» Exercise description:
Output the first line of the listing and each line after it, up to and including the line that contains "2000, 5000, 10000];", exactly as written, minus the pictures.
[Start]
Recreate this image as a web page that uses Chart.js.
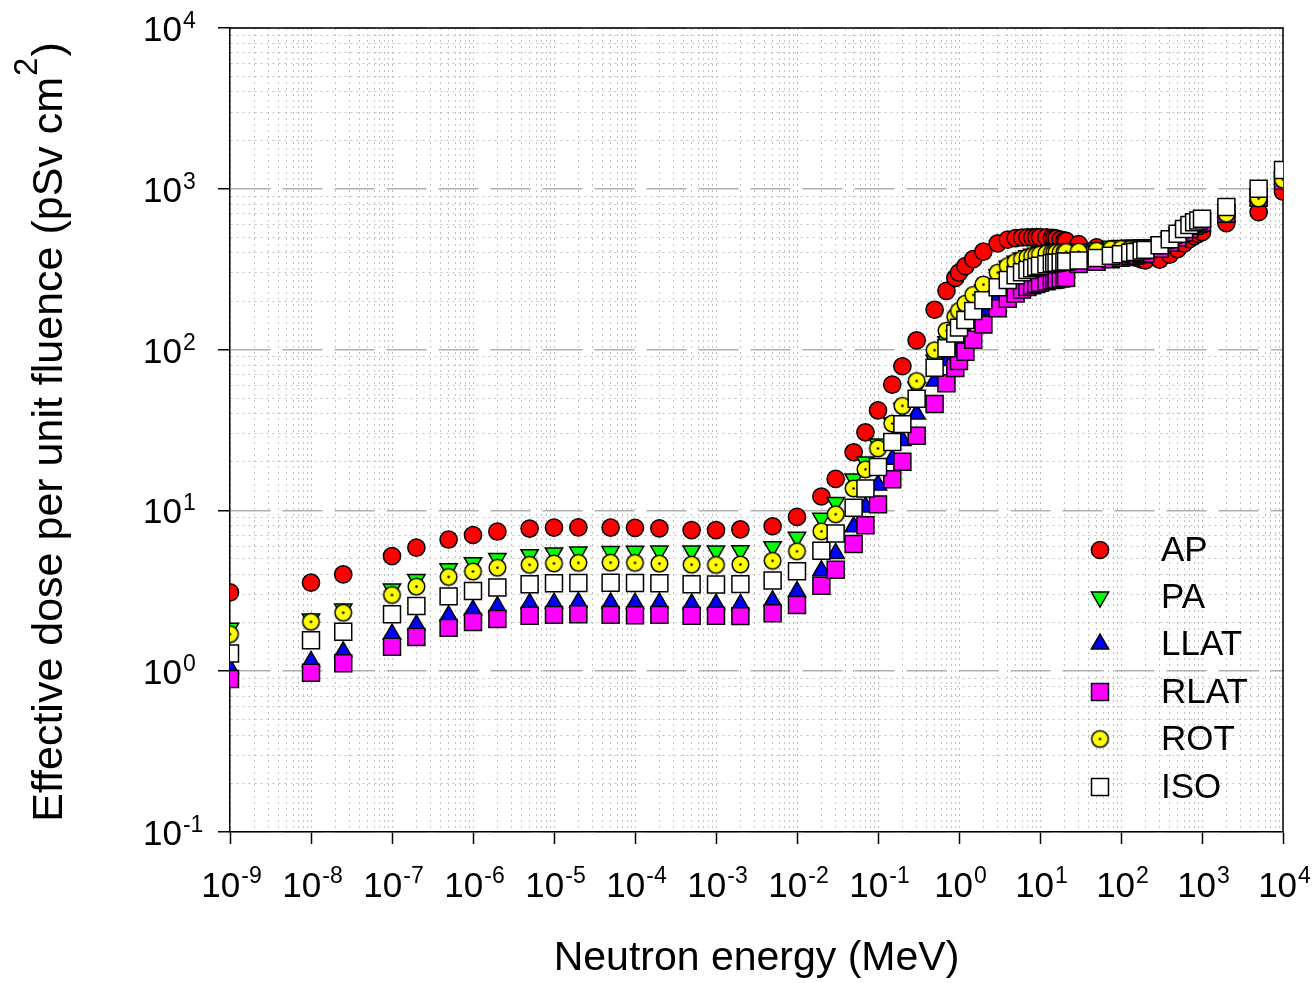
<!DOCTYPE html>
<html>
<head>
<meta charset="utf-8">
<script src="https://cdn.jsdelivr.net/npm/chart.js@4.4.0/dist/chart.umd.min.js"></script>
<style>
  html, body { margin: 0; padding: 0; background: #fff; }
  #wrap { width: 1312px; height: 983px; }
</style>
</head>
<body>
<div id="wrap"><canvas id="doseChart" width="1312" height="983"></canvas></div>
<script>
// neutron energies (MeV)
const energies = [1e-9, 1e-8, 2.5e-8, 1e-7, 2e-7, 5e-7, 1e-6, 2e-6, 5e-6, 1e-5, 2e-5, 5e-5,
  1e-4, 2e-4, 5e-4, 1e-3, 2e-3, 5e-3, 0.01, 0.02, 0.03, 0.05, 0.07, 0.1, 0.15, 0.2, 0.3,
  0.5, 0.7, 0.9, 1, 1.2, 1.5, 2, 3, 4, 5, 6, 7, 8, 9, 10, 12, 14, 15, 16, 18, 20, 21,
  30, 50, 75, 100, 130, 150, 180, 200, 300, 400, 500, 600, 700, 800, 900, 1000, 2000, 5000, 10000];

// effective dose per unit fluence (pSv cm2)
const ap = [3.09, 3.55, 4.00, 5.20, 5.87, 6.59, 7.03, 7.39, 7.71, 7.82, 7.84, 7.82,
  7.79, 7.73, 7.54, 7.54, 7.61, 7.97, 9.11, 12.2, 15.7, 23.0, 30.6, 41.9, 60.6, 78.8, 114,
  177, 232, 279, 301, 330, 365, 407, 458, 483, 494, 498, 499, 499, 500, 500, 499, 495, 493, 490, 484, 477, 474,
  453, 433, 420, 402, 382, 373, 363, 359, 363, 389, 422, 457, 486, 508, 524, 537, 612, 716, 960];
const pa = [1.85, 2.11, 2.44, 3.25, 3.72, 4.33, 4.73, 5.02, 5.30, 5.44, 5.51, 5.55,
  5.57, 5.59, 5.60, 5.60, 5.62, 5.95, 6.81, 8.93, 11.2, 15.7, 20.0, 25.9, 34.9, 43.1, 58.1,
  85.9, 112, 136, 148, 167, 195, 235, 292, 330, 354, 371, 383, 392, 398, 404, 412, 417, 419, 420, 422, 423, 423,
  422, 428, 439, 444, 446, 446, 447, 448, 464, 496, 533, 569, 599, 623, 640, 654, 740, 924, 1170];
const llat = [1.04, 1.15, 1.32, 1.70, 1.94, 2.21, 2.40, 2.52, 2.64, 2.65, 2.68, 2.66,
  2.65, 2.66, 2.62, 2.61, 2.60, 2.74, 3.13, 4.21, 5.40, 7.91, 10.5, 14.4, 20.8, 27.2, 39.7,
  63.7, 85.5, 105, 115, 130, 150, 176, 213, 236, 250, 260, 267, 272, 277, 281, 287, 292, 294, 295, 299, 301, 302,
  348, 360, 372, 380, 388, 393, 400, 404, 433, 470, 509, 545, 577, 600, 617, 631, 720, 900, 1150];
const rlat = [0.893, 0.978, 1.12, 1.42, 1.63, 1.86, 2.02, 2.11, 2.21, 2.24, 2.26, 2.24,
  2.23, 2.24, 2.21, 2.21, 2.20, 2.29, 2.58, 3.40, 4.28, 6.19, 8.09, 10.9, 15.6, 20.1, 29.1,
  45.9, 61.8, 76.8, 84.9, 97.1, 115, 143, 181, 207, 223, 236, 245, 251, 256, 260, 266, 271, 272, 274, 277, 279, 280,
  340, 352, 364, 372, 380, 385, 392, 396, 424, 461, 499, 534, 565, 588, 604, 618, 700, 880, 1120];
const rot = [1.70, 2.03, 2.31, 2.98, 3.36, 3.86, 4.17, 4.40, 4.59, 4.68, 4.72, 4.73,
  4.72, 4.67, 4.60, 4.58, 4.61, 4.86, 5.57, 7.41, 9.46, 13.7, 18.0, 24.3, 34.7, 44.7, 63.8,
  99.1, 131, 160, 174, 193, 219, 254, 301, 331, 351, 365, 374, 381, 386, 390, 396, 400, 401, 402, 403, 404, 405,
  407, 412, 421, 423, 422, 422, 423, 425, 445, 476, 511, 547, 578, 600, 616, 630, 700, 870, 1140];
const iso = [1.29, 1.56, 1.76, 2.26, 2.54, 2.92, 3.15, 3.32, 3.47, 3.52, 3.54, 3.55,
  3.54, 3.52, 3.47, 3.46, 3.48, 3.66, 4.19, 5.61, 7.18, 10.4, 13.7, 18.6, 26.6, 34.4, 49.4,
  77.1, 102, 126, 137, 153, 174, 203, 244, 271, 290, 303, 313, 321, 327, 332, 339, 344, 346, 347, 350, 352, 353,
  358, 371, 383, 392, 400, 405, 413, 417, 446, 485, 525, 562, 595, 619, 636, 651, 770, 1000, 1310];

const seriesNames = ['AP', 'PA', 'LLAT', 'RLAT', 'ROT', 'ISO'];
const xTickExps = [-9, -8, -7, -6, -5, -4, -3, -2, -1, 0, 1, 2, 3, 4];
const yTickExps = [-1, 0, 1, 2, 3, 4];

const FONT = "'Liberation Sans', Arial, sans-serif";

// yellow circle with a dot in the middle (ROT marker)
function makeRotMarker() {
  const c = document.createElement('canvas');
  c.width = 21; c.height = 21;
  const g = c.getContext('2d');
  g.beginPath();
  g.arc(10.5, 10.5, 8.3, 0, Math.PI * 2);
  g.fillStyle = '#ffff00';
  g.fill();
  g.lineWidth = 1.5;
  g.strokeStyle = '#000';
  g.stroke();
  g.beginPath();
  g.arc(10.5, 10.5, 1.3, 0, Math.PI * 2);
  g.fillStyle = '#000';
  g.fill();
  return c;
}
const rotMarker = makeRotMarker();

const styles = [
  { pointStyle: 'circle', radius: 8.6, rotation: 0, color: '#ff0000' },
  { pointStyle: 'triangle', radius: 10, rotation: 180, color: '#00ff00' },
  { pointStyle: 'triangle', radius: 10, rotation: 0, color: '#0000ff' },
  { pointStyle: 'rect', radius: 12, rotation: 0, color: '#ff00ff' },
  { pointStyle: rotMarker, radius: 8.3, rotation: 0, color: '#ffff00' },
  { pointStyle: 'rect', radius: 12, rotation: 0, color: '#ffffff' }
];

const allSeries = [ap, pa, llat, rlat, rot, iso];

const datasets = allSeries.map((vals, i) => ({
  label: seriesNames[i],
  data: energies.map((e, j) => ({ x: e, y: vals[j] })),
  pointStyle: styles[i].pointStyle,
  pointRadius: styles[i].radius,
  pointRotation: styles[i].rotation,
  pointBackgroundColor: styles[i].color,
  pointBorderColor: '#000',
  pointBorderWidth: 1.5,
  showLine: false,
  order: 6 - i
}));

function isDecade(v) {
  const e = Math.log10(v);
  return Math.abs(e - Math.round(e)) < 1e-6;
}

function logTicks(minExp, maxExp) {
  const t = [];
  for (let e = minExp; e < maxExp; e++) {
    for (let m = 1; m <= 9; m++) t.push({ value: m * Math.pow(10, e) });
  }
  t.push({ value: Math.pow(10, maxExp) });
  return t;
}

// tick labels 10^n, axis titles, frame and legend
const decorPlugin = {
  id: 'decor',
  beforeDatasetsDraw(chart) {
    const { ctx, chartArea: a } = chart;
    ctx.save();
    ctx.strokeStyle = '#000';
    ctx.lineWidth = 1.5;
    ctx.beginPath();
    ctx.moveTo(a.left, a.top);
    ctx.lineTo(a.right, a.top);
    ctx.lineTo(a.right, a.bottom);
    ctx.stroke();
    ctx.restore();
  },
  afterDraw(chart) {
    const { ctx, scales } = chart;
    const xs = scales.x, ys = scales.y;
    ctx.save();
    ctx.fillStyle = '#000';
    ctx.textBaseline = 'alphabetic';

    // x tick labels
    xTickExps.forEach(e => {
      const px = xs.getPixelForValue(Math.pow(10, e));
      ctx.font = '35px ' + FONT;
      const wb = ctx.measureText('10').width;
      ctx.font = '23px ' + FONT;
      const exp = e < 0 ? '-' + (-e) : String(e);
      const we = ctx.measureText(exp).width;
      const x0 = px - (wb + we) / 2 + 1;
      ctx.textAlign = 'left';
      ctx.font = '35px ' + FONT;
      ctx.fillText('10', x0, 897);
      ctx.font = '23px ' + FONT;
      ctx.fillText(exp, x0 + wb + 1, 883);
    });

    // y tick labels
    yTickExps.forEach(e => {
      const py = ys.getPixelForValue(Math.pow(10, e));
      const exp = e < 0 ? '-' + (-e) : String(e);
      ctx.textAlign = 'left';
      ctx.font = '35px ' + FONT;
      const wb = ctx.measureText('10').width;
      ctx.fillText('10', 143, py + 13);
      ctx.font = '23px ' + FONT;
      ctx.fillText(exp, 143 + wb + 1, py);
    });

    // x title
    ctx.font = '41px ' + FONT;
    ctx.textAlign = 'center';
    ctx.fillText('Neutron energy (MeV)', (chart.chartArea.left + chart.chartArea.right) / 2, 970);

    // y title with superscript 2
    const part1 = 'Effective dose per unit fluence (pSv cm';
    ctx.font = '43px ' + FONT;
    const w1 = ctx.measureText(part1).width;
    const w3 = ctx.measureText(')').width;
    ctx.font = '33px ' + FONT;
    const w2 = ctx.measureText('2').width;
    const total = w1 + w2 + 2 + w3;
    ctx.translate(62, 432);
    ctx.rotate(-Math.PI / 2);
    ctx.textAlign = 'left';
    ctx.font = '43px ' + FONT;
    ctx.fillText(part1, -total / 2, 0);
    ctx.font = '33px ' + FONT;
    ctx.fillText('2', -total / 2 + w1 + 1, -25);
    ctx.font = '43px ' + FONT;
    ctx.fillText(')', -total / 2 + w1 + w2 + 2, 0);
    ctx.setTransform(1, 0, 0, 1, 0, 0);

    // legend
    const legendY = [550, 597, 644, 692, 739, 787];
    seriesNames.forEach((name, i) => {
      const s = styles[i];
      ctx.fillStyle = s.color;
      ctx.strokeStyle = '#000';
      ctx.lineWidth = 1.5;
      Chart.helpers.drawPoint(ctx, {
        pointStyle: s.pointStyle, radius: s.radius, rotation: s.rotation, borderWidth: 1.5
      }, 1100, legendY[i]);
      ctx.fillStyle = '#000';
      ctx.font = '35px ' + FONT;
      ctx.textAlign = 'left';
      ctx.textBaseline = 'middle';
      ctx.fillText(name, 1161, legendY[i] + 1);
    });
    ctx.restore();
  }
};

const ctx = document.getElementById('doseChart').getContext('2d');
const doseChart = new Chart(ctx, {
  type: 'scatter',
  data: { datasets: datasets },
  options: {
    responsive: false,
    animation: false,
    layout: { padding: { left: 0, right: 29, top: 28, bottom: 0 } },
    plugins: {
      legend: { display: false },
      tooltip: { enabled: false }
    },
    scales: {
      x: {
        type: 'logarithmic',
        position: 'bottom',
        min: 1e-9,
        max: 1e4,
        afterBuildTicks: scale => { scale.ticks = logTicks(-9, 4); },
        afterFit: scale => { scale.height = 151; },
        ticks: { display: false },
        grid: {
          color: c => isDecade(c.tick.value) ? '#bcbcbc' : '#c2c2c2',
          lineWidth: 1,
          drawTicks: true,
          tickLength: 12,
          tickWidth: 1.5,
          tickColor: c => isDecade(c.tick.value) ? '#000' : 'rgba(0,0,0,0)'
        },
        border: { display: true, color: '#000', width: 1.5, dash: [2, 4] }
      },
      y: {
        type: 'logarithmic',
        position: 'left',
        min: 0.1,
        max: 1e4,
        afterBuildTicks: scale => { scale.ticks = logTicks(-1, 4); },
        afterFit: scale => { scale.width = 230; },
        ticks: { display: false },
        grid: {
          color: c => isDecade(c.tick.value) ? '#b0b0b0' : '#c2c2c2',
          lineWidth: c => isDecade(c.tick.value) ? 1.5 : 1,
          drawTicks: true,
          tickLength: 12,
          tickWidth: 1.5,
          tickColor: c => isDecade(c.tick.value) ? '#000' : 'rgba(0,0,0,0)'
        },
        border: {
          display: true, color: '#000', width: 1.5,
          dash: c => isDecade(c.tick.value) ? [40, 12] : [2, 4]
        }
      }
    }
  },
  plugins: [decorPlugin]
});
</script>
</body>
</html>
[End]
» Correct result:
Recreate this image as a web page that uses Chart.js.
<!DOCTYPE html>
<html>
<head>
<meta charset="utf-8">
<script src="https://cdn.jsdelivr.net/npm/chart.js@4.4.0/dist/chart.umd.min.js"></script>
<style>
  html, body { margin: 0; padding: 0; background: #fff; }
  #wrap { width: 1312px; height: 983px; }
</style>
</head>
<body>
<div id="wrap"><canvas id="doseChart" width="1312" height="983"></canvas></div>
<script>
// neutron energies (MeV)
const energies = [1e-9, 1e-8, 2.5e-8, 1e-7, 2e-7, 5e-7, 1e-6, 2e-6, 5e-6, 1e-5, 2e-5, 5e-5,
  1e-4, 2e-4, 5e-4, 1e-3, 2e-3, 5e-3, 0.01, 0.02, 0.03, 0.05, 0.07, 0.1, 0.15, 0.2, 0.3,
  0.5, 0.7, 0.9, 1, 1.2, 1.5, 2, 3, 4, 5, 6, 7, 8, 9, 10, 12, 14, 15, 16, 18, 20, 21,
  30, 50, 75, 100, 130, 150, 180, 200, 300, 400, 500, 600, 700, 800, 900, 1000, 2000, 5000, 10000];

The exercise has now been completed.